"This decision is extremely regrettable but we will continue our contacts and mobilise support to obtain Taysir Alluni's freedom," spokesman Jihad Ballout said in Doha on Friday.
The spokesman made it clear that Aljazeera was in no doubt about the innocence of its Syrian-born reporter, who also holds Spanish citizenship.
"We are convinced of Taysir Alluni's innocence and we have full confidence in the impartiality of Spanish justice," he said.
Aljazeera Chairman Shaikh Hamad bin Thamir al-Thani has written to Spanish Prime Minister Jose Maria Aznar to press for Alluni's release.
Aljazeera's journalists have signed a petition of support for their colleague, and anchormen and women appear on the screen wearing a badge carrying his picture.
Alluni's exclusives are being replayed and an open forum enables viewers to express their own solidarity with the detained journalist.
"This is much more than a disappointment," the channel's Brussels correspondent Ahmad Kamel, in Madrid to monitor developments, said on Thursday following the decision to keep Alluni in custody.
"We are convinced of Taysir Alluni's innocence and we have full confidence in the impartiality of Spanish justice"
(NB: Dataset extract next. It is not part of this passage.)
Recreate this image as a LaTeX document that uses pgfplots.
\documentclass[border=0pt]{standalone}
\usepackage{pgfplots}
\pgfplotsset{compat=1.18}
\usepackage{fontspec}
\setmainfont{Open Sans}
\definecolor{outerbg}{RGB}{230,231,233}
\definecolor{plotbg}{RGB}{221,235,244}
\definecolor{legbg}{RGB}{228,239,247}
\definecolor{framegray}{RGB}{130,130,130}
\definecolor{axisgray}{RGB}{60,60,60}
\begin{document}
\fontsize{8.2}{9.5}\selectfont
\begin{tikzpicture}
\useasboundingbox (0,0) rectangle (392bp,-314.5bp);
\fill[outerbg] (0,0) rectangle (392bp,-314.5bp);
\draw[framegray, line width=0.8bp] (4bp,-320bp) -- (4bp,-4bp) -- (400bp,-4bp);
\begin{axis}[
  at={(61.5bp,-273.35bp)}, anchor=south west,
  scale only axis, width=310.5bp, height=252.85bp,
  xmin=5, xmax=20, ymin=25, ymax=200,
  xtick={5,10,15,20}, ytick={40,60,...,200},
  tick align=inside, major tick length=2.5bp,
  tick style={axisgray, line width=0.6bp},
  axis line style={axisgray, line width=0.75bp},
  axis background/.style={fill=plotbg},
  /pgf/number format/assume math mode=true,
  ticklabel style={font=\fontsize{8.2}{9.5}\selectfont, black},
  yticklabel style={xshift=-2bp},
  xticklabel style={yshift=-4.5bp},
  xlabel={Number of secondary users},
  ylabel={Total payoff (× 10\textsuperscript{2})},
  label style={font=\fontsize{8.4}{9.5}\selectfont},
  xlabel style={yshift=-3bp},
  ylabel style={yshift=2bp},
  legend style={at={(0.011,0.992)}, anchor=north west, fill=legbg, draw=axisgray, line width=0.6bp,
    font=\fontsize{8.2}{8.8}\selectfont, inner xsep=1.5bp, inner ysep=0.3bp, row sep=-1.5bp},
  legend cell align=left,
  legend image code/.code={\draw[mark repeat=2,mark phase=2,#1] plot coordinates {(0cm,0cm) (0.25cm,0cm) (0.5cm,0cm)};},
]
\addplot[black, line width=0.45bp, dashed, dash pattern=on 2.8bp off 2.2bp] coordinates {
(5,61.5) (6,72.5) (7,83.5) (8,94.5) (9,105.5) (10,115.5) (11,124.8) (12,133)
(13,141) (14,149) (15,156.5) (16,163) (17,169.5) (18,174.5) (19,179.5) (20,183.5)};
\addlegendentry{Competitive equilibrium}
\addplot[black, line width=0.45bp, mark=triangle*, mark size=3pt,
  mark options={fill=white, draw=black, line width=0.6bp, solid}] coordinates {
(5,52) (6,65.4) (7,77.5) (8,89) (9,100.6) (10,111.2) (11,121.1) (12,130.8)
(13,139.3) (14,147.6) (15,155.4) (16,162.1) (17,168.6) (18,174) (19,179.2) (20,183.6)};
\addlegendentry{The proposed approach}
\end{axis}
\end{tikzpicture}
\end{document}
"There will be consequences, there will be demonstrations in the Arab world and appeals to boycott tourism (in Spain) and Spanish products," he said.
A Spanish judge on Thursday ruled that the journalist should remain in custody pending further investigations into the purported links.
Judge Baltasar Garzon said he believed Alluni had helped to structure al-Qaida "at national and international level by financing, controlling and coordinating ... this criminal organisation".
Garzon's conclusions, contained in a 25-page written summary, showed he was convinced after interviewing Alluni and after reading material from foreign intelligence sources that there was sufficient reason to keep him in detention pending charges.
Garzon excluded any "direct relationship" between the reporter and "the most serious acts" of "terror" which al-Qaida is alleged to have carried out.
But he said he had concluded that al-Qaida was still active "thanks to sleeper cells" whose members had to be "neutralised".
The 56-year-old Alluni found fame for exclusive reporting from Afghanistan during the US-led invasion on the Taliban launched in October 2001, interviewing Bin Ladin and later reporting from Baghdad on the war in Iraq.
Police suspect Alluni of having links to members of al-Qaida's network, including Imad Eddin Barakat Yarkas, alias Abu Dahdah, who was arrested on suspicion of being the ringleader of an Islamist cell which Spanish authorities dismantled in November 2001.
Garzon wants to neutralise
al-Qaida sleeper cells
Alluni has denied any links to the cell, which is suspected of having helped to prepare the September 11 attacks, although US authorities have not applied for his extradition.
Alluni was arrested last Friday while on holiday in Granada, where the reporter has a family home, and taken to Madrid where he remains in detention.
Under Spanish law Garzon had until Thursday to either release him or decide there was sufficient evidence to keep him in custody.
Once a member of the Muslim Brotherhood, Alluni survived a US bombing of Aljazeeera’s office in Kabul in November 2001 before leaving Afghanistan when the Taliban government collapsed.
He was to relive the same scenario in Baghdad less than two years later, when US fire on the station's office in the Iraqi capital claimed the life of one of his colleagues.